Competition complaint: Google offered millions to fight Microsoft's cloud
Google held out the prospect of tens of millions of euros so that a European cloud association would uphold its antitrust claim against Microsoft.
In July, the industry association Cloud Infrastructure Service Providers in Europe (CISPE) surprisingly withdrew its competition complaint against Microsoft with the EU Commission. It has now come to light that US competitor Google apparently wanted to persuade CISPE to uphold the antitrust complaint with financial incentives worth millions. Amit Zavery, until recently Chief Executive Officer of Google Cloud, offered CISPE members an innovation fund of 4 million euros, among other things, writes The Register with reference to confidential documents.
According to the report, Google described the offer as a contribution of 100,000 euros per company in the association, which could be used as "immediate funding for projects and license fees from CISPE members to support innovation in open cloud ecosystems". Google also offered to contribute a further €10 million to the association, which was described in the presentation as "participation and membership resources". The final and most significant incentive was said to be 100 million euros in software credits from Google Distributed Cloud.
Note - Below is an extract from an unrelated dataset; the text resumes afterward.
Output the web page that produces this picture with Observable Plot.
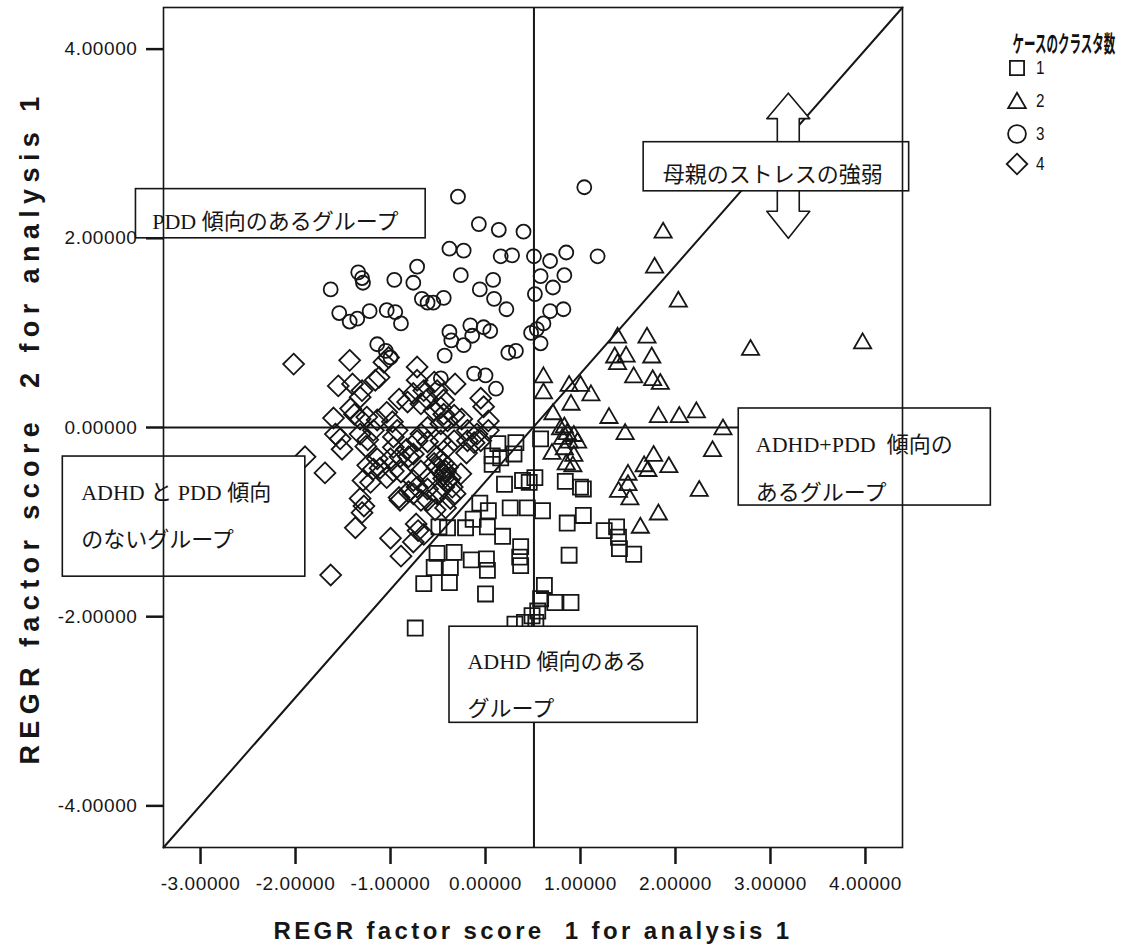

These were said to be virtually free programs for Kubernetes-based cloud deployments.
According to conversations with CISPE sources, The Register assumes that the offers were intended to convince the association not to drop the complaint against Microsoft. Google denies that there is a direct link.
"Tax", "extortion" – CISPE kept up the pressure
In November 2022, CISPE complained to the Commission's Directorate-General for Competition about a wide range of bundling and tying traps at Microsoft. The US company "bundles its products with the indispensable Office suite and thus favors the in-house Azure cloud over competing cloud infrastructures", Francisco Mingorance, Secretary General of the association, never tired of emphasizing. The industry representative used to work for the more Microsoft-friendly lobby association Business Software Alliance (BSA).
In June 2023, CISPE presented a study by US competition lawyer Frédéric Jenny, according to which companies and authorities in Europe pay an additional "tax" of several billion euros to Microsoft every year. The reason: they run Microsoft programs they have purchased in a cloud infrastructure that does not belong to the software giant. Since 2019, Microsoft customers have no longer been able to take their old licenses with them to a "shared infrastructure" of cloud providers such as AWS, Google and Alibaba. In April 2023, the association complained that Microsoft's price increases for cloud products amounted to extortion.
CISPE currently has 36 members, including Oxya, Leaseweb, UpCloud, Serverplan and market leader AWS as the only non-European participant. In July, the number was even smaller. Despite the Google offers, the association opted for a settlement at the time. Microsoft promised corrections to its contractual clauses for its own cloud services. An extended version of Azure Stack HCI is also planned so that European cloud providers can offer Microsoft applications and services on their infrastructures. The giant will reportedly also pay around 20 million euros to CISPE. A short time later, the French cloud service provider OVHcloud also reached an agreement in a long-running antitrust dispute with Microsoft with a similar focus.
Slugging it out from all sides
The Commission's antitrust watchdogs have been investigating since May 2023 whether the Redmond-based company is exploiting its market power to drive competitors out of the highly competitive cloud business. The recent withdrawals make it less likely that the Brussels government institution will file an official competition complaint. In September, Google itself complained to the EU competition investigators that Microsoft was abusing its own market power in Windows servers as leverage for Azure. Zavery repeatedly accused the competitor of bringing the entire cloud business into disrepute through anti-competitive practices.
A CISPE spokesperson confirmed to The Register that the members had been "presented with alternatives to accepting the Microsoft deal". However, they had voted overwhelmingly in favor of accepting the Microsoft offer, which they said "represents the best opportunity for the European cloud sector". Zavery, who joined US cloud provider ServiceNow last month, had vaguely stated at a press conference in September that many providers were supported in the fight for fair and open licensing practices. A Google spokesperson denied any concrete payment offers to CISPE at the time. The internet company has now said that it is considering joining CISPE to strengthen choice and innovation in the digital economy in Europe. Google has already joined the Open Cloud Coalition (OCC), which is primarily made up of smaller British operators. Microsoft recently described the OCC as a lobbying submarine for Google.